Le chapitre 9 met en évidence la lèpre chez les animaux. En l’occurrence, aucun cas chez les animaux sauvages n’a été constaté sauf chez le tatou à neuf bandes, animal dont la température corporelle est de 30 à 34 °C, en Amérique. En 1975, une étude menée sur 32 d’entre eux a conclu à 9,8% de malades. Le bacille est proche de la souche européenne et nord-africaine montrant ainsi une transmission par les conquistadors et esclaves noirs. 5000 tatous ont été étudiés jusqu’à présent, faisant apparaître 20 % de malades parmi eux. Le problème est qu’ils sont devenus un foyer de transmission vers l’homme à leur tour.

L’avant dernier chapitre porte sur le rôle d’ONG comme l’ordre de Malte, Raoul Follereau et la création de la Journée mondiale des lépreux en 1954, chaque dernier dimanche de janvier. Ce dernier, proche de l’extrême droite et pétainiste a proposé, pendant la Guerre froide, à Einsenhower et Malenkov de faire un don équivalent au prix d’un bombardier stratégique. Sans réponse. En 1964, il propose à l’ONU que chaque État fasse un don du montant d’une journée de dépenses militaires pour lutter contre la faim, les épidémies… Là aussi sans succès. Il meurt en 1977 laissant cette citation « Le lépreux souffre de deux maladies. Il a la lèpre et il est lépreux », illustrant la double peine que constitue cette affection. Le rôle d’Handicap International dans la prise en charge des infirmités des lépreux est également rappelé.
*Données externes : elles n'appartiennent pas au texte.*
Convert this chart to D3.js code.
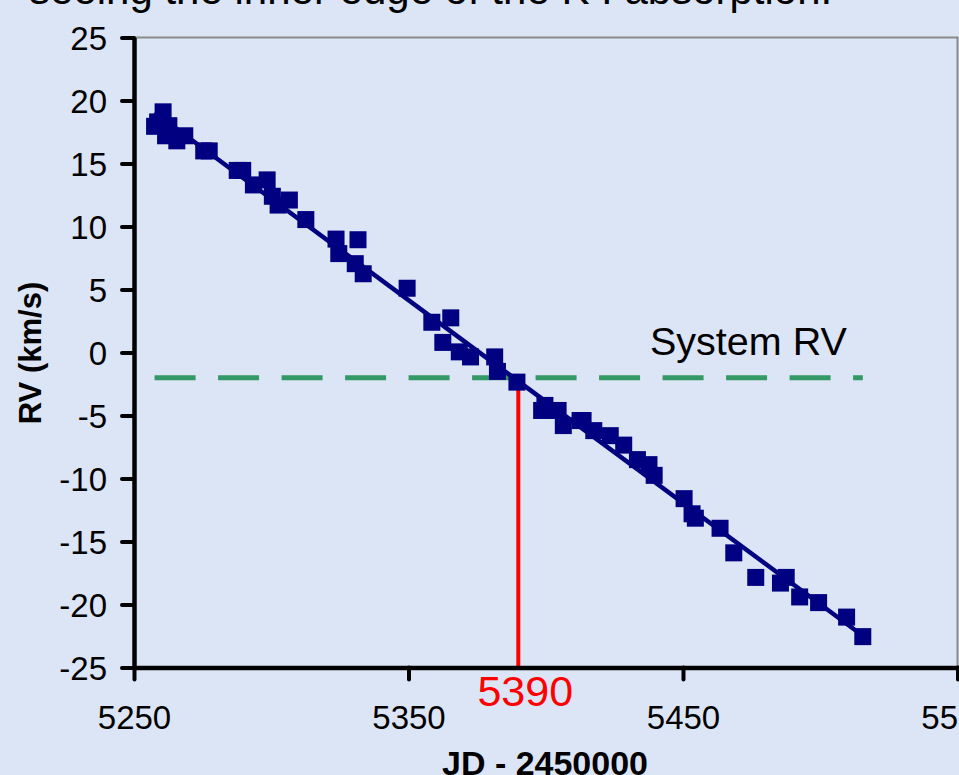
<!DOCTYPE html>
<html>
<head>
<meta charset="utf-8">
<script src="https://cdn.jsdelivr.net/npm/d3@7/dist/d3.min.js"></script>
<style>
  html, body { margin: 0; padding: 0; background: #dce5f5; }
  svg { display: block; }
  text { font-family: "Liberation Sans", Arial, Helvetica, sans-serif; }
</style>
</head>
<body>
<svg id="chart" width="959" height="775"></svg>
<script>
// Radial-velocity measurements (JD - 2450000, km/s)
const jd = [
  5257.5, 5258.6, 5260.6, 5261.5, 5262.7, 5265.6, 5268.5, 5275.4, 5277.4,
  5287.6, 5289.6, 5293.5, 5298.5, 5300.4, 5302.5, 5306.6, 5312.6,
  5323.6, 5324.6, 5330.6, 5331.6, 5333.5, 5349.5, 5358.5, 5362.5,
  5365.4, 5368.5, 5372.6, 5381.4, 5382.4, 5389.5, 5398.5, 5399.7,
  5404.5, 5406.4, 5412.5, 5413.6, 5417.5, 5423.5, 5428.4, 5433.4,
  5437.6, 5439.5, 5450.4, 5453.3, 5454.5, 5463.5, 5468.5, 5476.5,
  5485.5, 5487.6, 5492.5, 5499.4, 5509.6, 5515.5
];
const rv = [
  17.95, 18.3, 19.1, 17.2, 18.0, 16.8, 17.2, 16.0, 16.0,
  14.45, 14.45, 13.3, 13.7, 12.4, 11.7, 12.1, 10.55,
  9.0, 7.85, 7.05, 8.95, 6.25, 5.1, 2.4, 0.8,
  2.75, 0.05, -0.35, -0.35, -1.5, -2.35, -4.6, -4.2,
  -4.6, -5.8, -5.4, -5.4, -6.2, -6.6, -7.35, -8.5,
  -8.9, -9.75, -11.6, -12.8, -13.15, -13.95, -15.9, -17.85,
  -18.3, -17.85, -19.4, -19.85, -21.0, -22.55
];
const systemRV = -2;
const crossingJD = 5390;
const xTicks = [5250, 5350, 5450, 5550];
const yTicks = [-25, -20, -15, -10, -5, 0, 5, 10, 15, 20, 25];
const titleText = "seeing the inner edge of the  K I absorption.";

const svg = d3.select("#chart");
const x = d3.scaleLinear().domain([5250, 5550]).range([134, 957.5]);
const y = d3.scaleLinear().domain([-25, 25]).range([667.5, 37.5]);
const plain = d => String(d); // hyphen-minus, as on the slide

// Slide text running above the chart
svg.append("text")
  .attr("x", 29).attr("y", 4)
  .attr("font-size", 42)
  .attr("fill", "#000")
  .text(titleText);

// Plot-area frame (top and right edges remain visible)
svg.append("rect")
  .attr("x", x(5250)).attr("y", y(25))
  .attr("width", x(5550) - x(5250)).attr("height", y(-25) - y(25))
  .attr("fill", "none").attr("stroke", "#8a8a8a").attr("stroke-width", 2);

// Least-squares trend line over the observed range
const n = jd.length;
const mx = d3.mean(jd), my = d3.mean(rv);
let sxy = 0, sxx = 0;
for (let i = 0; i < n; i++) { sxy += (jd[i] - mx) * (rv[i] - my); sxx += (jd[i] - mx) ** 2; }
const slope = sxy / sxx, icpt = my - slope * mx;
const [jMin, jMax] = d3.extent(jd);
const trend = [jMin, jMax].map(j => [j, icpt + slope * j]);

// System RV reference (dashed) across the observed range
svg.append("line")
  .attr("x1", x(jMin)).attr("x2", x(jMax))
  .attr("y1", y(systemRV)).attr("y2", y(systemRV))
  .attr("stroke", "#339966").attr("stroke-width", 5)
  .attr("stroke-dasharray", "41 22.5");

svg.append("text")
  .attr("x", 650).attr("y", 355)
  .attr("font-size", 39.5)
  .attr("fill", "#000")
  .text("System RV");

// Crossing epoch marker
svg.append("line")
  .attr("x1", x(crossingJD)).attr("x2", x(crossingJD))
  .attr("y1", y(systemRV)).attr("y2", y(-25))
  .attr("stroke", "#ff0000").attr("stroke-width", 4);

// Trend line
svg.append("path")
  .attr("d", d3.line().x(d => x(d[0])).y(d => y(d[1]))(trend))
  .attr("fill", "none").attr("stroke", "#000080").attr("stroke-width", 4.5);

// Observation markers
const ms = 17;
svg.append("g").selectAll("rect")
  .data(jd.map((j, i) => [j, rv[i]]))
  .join("rect")
  .attr("x", d => x(d[0]) - ms / 2).attr("y", d => y(d[1]) - ms / 2)
  .attr("width", ms).attr("height", ms)
  .attr("fill", "#000080");

// Axes
const yAxis = svg.append("g")
  .attr("transform", `translate(${x(5250)},0)`)
  .call(d3.axisLeft(y).tickValues(yTicks).tickSizeInner(12).tickSizeOuter(0).tickPadding(15).tickFormat(plain));
const xAxis = svg.append("g")
  .attr("transform", `translate(0,${y(-25)})`)
  .call(d3.axisBottom(x).tickValues(xTicks).tickSizeInner(12).tickSizeOuter(0).tickPadding(26).tickFormat(plain));

[yAxis, xAxis].forEach(g => {
  g.select(".domain").attr("stroke", "#000").attr("stroke-width", 4.5);
  g.selectAll(".tick line").attr("stroke", "#000").attr("stroke-width", 4).attr("stroke-linecap", "round");
  g.selectAll(".tick text")
    .attr("font-size", 33)
    .attr("font-family", "\"Liberation Sans\", Arial, sans-serif")
    .attr("fill", "#000");
});
yAxis.selectAll(".tick text").attr("dy", "0.36em");

// Crossing label
svg.append("text")
  .attr("x", x(crossingJD) + 7).attr("y", 706)
  .attr("text-anchor", "middle")
  .attr("font-size", 43)
  .attr("fill", "#ff0000")
  .text(plain(crossingJD));

// Axis titles
svg.append("text")
  .attr("x", 545).attr("y", 775)
  .attr("text-anchor", "middle")
  .attr("font-size", 34).attr("font-weight", "bold")
  .text("JD - 2450000");

svg.append("text")
  .attr("transform", "translate(41,353) rotate(-90)")
  .attr("text-anchor", "middle")
  .attr("font-size", 31).attr("font-weight", "bold")
  .text("RV (km/s)");
</script>
</body>
</html>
Enfin, le dernier chapitre évoque les mots de la lèpre et les lieux de mémoire. Nous pouvons alors souligner que plusieurs léproseries (lorsqu’elles n’ont pas été détruites) ont été transformées en musées, et que la mieux conservée est celle de Saint Jean de Beauvais. Le sujet, très dense, est ainsi évoqué à plusieurs époques, en plusieurs lieux et sous plusieurs thèmes, mettant en lumière bien des aspects historiques et géographiques de cette maladie quelque peu oubliée en Europe.